Judge Whitmore contends that the letters are excepted from disclosure because they are part of the probation department’s presentence investigation report on Lewis. But, as Judge Whitmore conceded in her deposition-testimony, the letters were not part of the report prepared by the probation department. See R.C. 2951.03(A)(1). Therefore, the claimed exception to disclosure is inapplicable. State ex rel. James v. Ohio State Univ. (1994), 70 Ohio St.3d 168, 169, 637 N.E.2d 911, 912 (“[E]xceptions to disclosure are to be construed strictly against the custodian of public records and doubt should be resolved in favor of disclosure.”).

Public Policy

Judge WTiitmore finally contends that as a matter of public policy, unsolicited letters attempting to influence sentencing decisions that are used by a judge to determine whether further investigation prior to sentencing is necessary should not be subject to disclosure under R.C. 149.43. Though Judge WTiitmore’s viewpoint reflects a genuine concern for the privacy of those who send letters to judges; I nevertheless cannot agree with her contention.

*67First, “ ‘the General Assembly has already weighed and balanced the competing public policy considerations between the public’s right to know how its state agencies make decisions and the potential harm, inconvenience or burden imposed on the agency by disclosure.’ ” State ex rel.

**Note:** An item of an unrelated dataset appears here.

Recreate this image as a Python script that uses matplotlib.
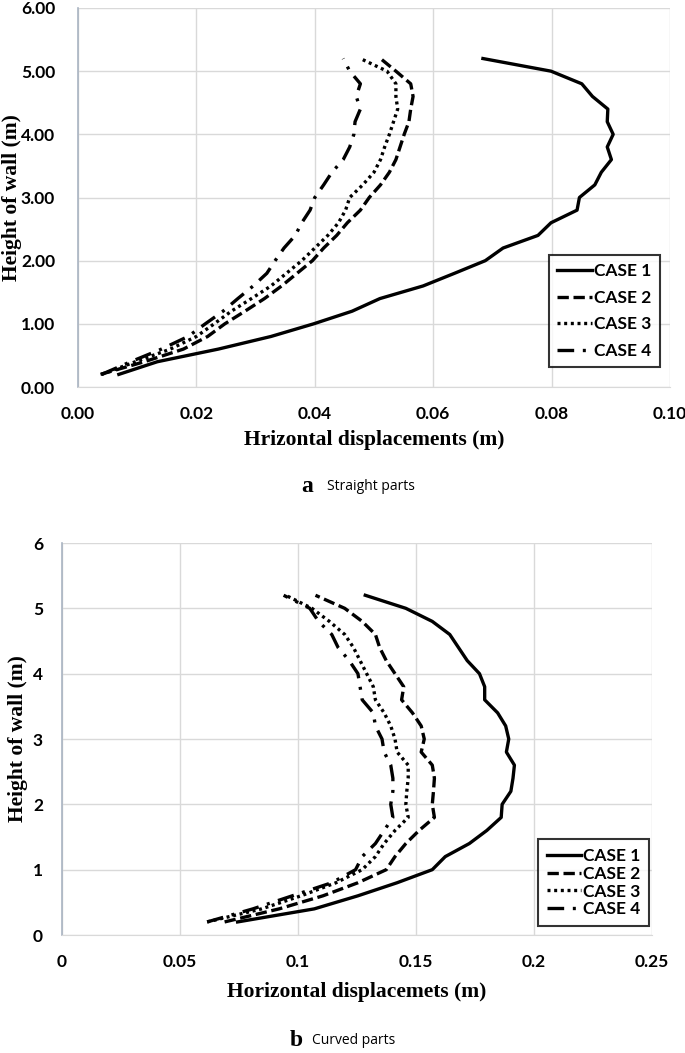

Thomas v. Ohio State Univ. (1994), 71 Ohio St.3d 245, 249, 643 N.E.2d 126, 130, quoting James, 70 Ohio St.3d at 172, 637 N.E.2d at 913-914.

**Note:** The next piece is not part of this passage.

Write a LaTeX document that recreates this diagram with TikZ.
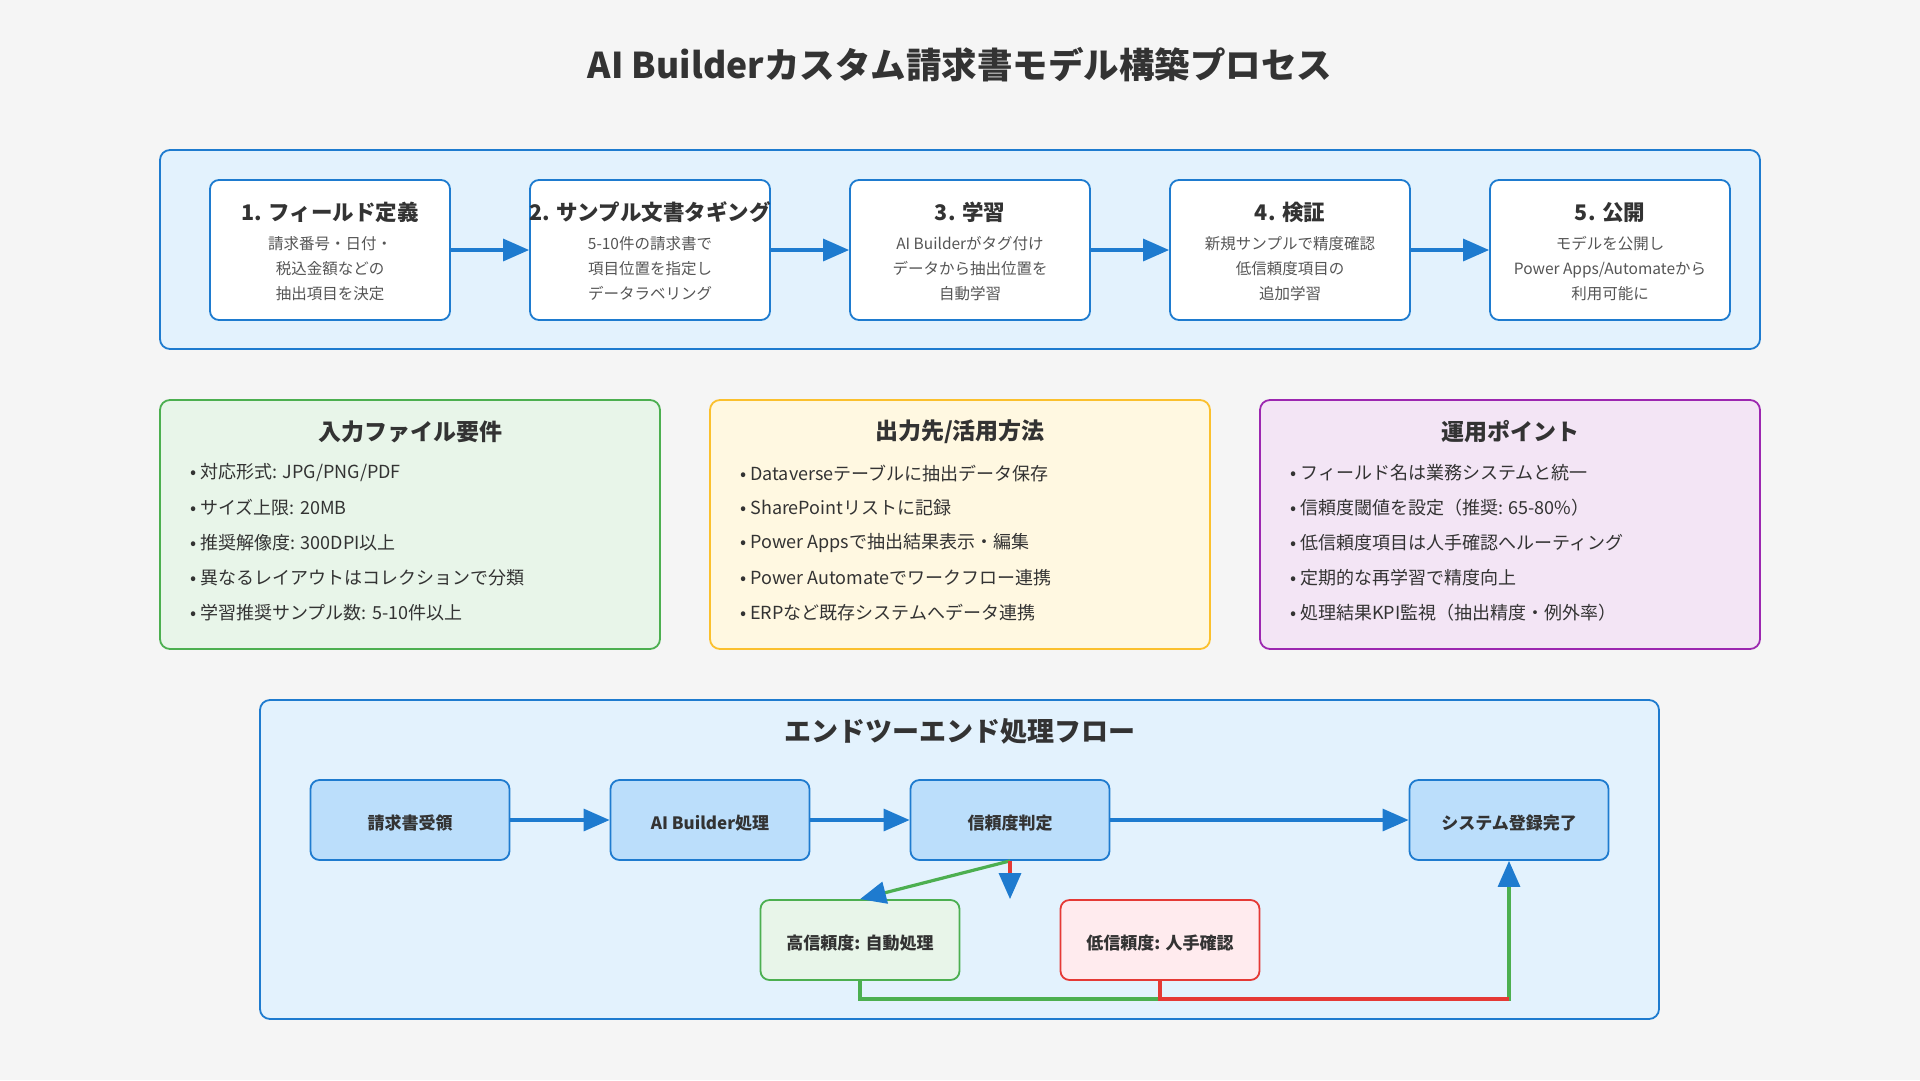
\documentclass[tikz,border=0pt]{standalone}
\usepackage{fontspec}
\setmainfont{Noto Sans CJK JP}
\usetikzlibrary{arrows.meta}
\definecolor{bg}{HTML}{F5F5F5}
\definecolor{panelfill}{HTML}{E3F2FD}
\definecolor{blueline}{HTML}{1E7BCF}
\definecolor{flowfill}{HTML}{BBDEFB}
\definecolor{txt}{HTML}{333333}
\definecolor{desc}{HTML}{555555}
\definecolor{gfill}{HTML}{E8F5E9}
\definecolor{gline}{HTML}{4CAF50}
\definecolor{yfill}{HTML}{FFF8E1}
\definecolor{yline}{HTML}{FBC02D}
\definecolor{pfill}{HTML}{F3E5F5}
\definecolor{pline}{HTML}{9C27B0}
\definecolor{rfill}{HTML}{FFEBEE}
\definecolor{rline}{HTML}{E53935}
\tikzset{
  panel/.style={draw=blueline, line width=1.8pt, fill=panelfill, rounded corners=10pt, inner sep=0pt},
  stepbox/.style={draw=blueline, line width=1.8pt, fill=white, rounded corners=9pt, minimum width=240pt, minimum height=140pt, inner sep=0pt},
  steptitle/.style={font=\fontsize{21.5}{25}\selectfont\bfseries, text=txt, inner sep=0pt},
  stepdesc/.style={font=\fontsize{15.5}{25}\selectfont, text=desc, align=center, inner sep=0pt},
  infobox/.style={line width=1.8pt, rounded corners=10pt, minimum width=500pt, minimum height=249pt, inner sep=0pt},
  infotitle/.style={font=\fontsize{23}{28}\selectfont\bfseries, text=txt, inner sep=0pt},
  bullet/.style={font=\fontsize{18}{22}\selectfont, text=txt, anchor=west, inner sep=0pt},
  flowbox/.style={draw=blueline, line width=1.8pt, fill=flowfill, rounded corners=9pt, minimum width=199pt, minimum height=80pt, inner sep=0pt, text height=19pt, text depth=0pt, font=\fontsize{17}{20}\selectfont\bfseries, text=txt},
  flow/.style={line width=3.2pt, draw=blueline, -{Triangle[length=26pt,width=22pt]}},
  gflow/.style={line width=3.2pt, draw=gline, -{Triangle[length=26pt,width=22pt,color=blueline]}},
  rflow/.style={line width=3.2pt, draw=rline, -{Triangle[length=26pt,width=22pt,color=blueline]}},
  gline/.style={line width=3.2pt, draw=gline},
  rline/.style={line width=3.2pt, draw=rline},
}
\begin{document}
\begin{tikzpicture}[x=1pt,y=-1pt]
\fill[bg] (0,0) rectangle (1920,1080);
\useasboundingbox (0,0) rectangle (1920,1080);

\node[font=\fontsize{35.5}{40}\selectfont\bfseries, text=txt] (title) at (960,65) {AI Builderカスタム請求書モデル構築プロセス};

% top panel
\node[panel, minimum width=1600pt, minimum height=199pt] (toppanel) at (960,249.5) {};

\node[stepbox] (s1) at (330,250) {};
\node[stepbox] (s2) at (650,250) {};
\node[stepbox] (s3) at (970,250) {};
\node[stepbox] (s4) at (1290,250) {};
\node[stepbox] (s5) at (1610,250) {};

\node[steptitle] (t1) at (330,212.5) {1. フィールド定義};
\node[steptitle] (t2) at (650,212.5) {2. サンプル文書タギング};
\node[steptitle] (t3) at (970,212.5) {3. 学習};
\node[steptitle] (t4) at (1290,212.5) {4. 検証};
\node[steptitle] (t5) at (1610,212.5) {5. 公開};

\node[stepdesc] (d1) at (330,269) {請求番号・日付・\\税込金額などの\\抽出項目を決定};
\node[stepdesc] (d2) at (650,269) {5-10件の請求書で\\項目位置を指定し\\データラベリング};
\node[stepdesc] (d3) at (970,269) {AI Builderがタグ付け\\データから抽出位置を\\自動学習};
\node[stepdesc] (d4) at (1290,269) {新規サンプルで精度確認\\低信頼度項目の\\追加学習};
\node[stepdesc] (d5) at (1610,269) {モデルを公開し\\Power Apps/Automateから\\利用可能に};

\draw[flow] (s1.east) -- (s2.west);
\draw[flow] (s2.east) -- (s3.west);
\draw[flow] (s3.east) -- (s4.west);
\draw[flow] (s4.east) -- (s5.west);

% info boxes
\node[infobox, draw=gline, fill=gfill] (in) at (410,524.5) {};
\node[infobox, draw=yline, fill=yfill] (out) at (960,524.5) {};
\node[infobox, draw=pline, fill=pfill] (ops) at (1510,524.5) {};

\node[infotitle] (inT) at (410,432) {入力ファイル要件};
\node[infotitle] (outT) at (960,432) {出力先/活用方法};
\node[infotitle] (opsT) at (1510,432) {運用ポイント};

\node[bullet] (in1) at (190,473) {• 対応形式: JPG/PNG/PDF};
\node[bullet] (in2) at (190,508) {• サイズ上限: 20MB};
\node[bullet] (in3) at (190,543) {• 推奨解像度: 300DPI以上};
\node[bullet] (in4) at (190,578) {• 異なるレイアウトはコレクションで分類};
\node[bullet] (in5) at (190,613) {• 学習推奨サンプル数: 5-10件以上};

\node[bullet] (out1) at (740,473) {• Dataverseテーブルに抽出データ保存};
\node[bullet] (out2) at (740,508) {• SharePointリストに記録};
\node[bullet] (out3) at (740,543) {• Power Appsで抽出結果表示・編集};
\node[bullet] (out4) at (740,578) {• Power Automateでワークフロー連携};
\node[bullet] (out5) at (740,613) {• ERPなど既存システムへデータ連携};

\node[bullet] (ops1) at (1290,473) {• フィールド名は業務システムと統一};
\node[bullet] (ops2) at (1290,508) {• 信頼度閾値を設定（推奨: 65-80\%）};
\node[bullet] (ops3) at (1290,543) {• 低信頼度項目は人手確認へルーティング};
\node[bullet] (ops4) at (1290,578) {• 定期的な再学習で精度向上};
\node[bullet] (ops5) at (1290,613) {• 処理結果KPI監視（抽出精度・例外率）};

% bottom panel
\node[panel, minimum width=1399pt, minimum height=319pt] (botpanel) at (959.5,859.5) {};
\node[font=\fontsize{27}{30}\selectfont\bfseries, text=txt] (botT) at (960,731) {エンドツーエンド処理フロー};

\node[flowbox] (f1) at (410,820) {請求書受領};
\node[flowbox] (f2) at (710,820) {AI Builder処理};
\node[flowbox] (f3) at (1010,820) {信頼度判定};
\node[flowbox] (f4) at (1509,820) {システム登録完了};
\node[flowbox, draw=gline, fill=gfill] (hi) at (860,940) {高信頼度: 自動処理};
\node[flowbox, draw=rline, fill=rfill] (lo) at (1160,940) {低信頼度: 人手確認};

\coordinate (rail) at (0,999);

\draw[flow] (f1.east) -- (f2.west);
\draw[flow] (f2.east) -- (f3.west);
\draw[flow] (f3.east) -- (f4.west);
\draw[gflow] (f3.south) -- (hi.north);
\draw[rflow] (f3.south) -- (f3.south |- hi.north);
\draw[gflow] (hi.south) -- (hi.south |- rail) -- (f4.south |- rail) -- (f4.south);
\draw[rline] (lo.south) -- (lo.south |- rail) -- (f4.south |- rail);
\end{tikzpicture}
\end{document}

Second, because only letters that are actually used by judges in connection with their public duties and integrated into public office files are public records, public policy favors the public disclosure of these records. See, e.g., Tax Analysts, 845 F.2d at 1069.

Conclusion

Accordingly, for the foregoing reasons, relators are entitled to a writ of mandamus to compel Judge Whitmore to provide access to the requested letters. Because the majority opinion does not grant relators the relief to which they are entitled, I dissent.

Moyer, C.J., and Pfeifer, J., concur in the foregoing dissenting opinion.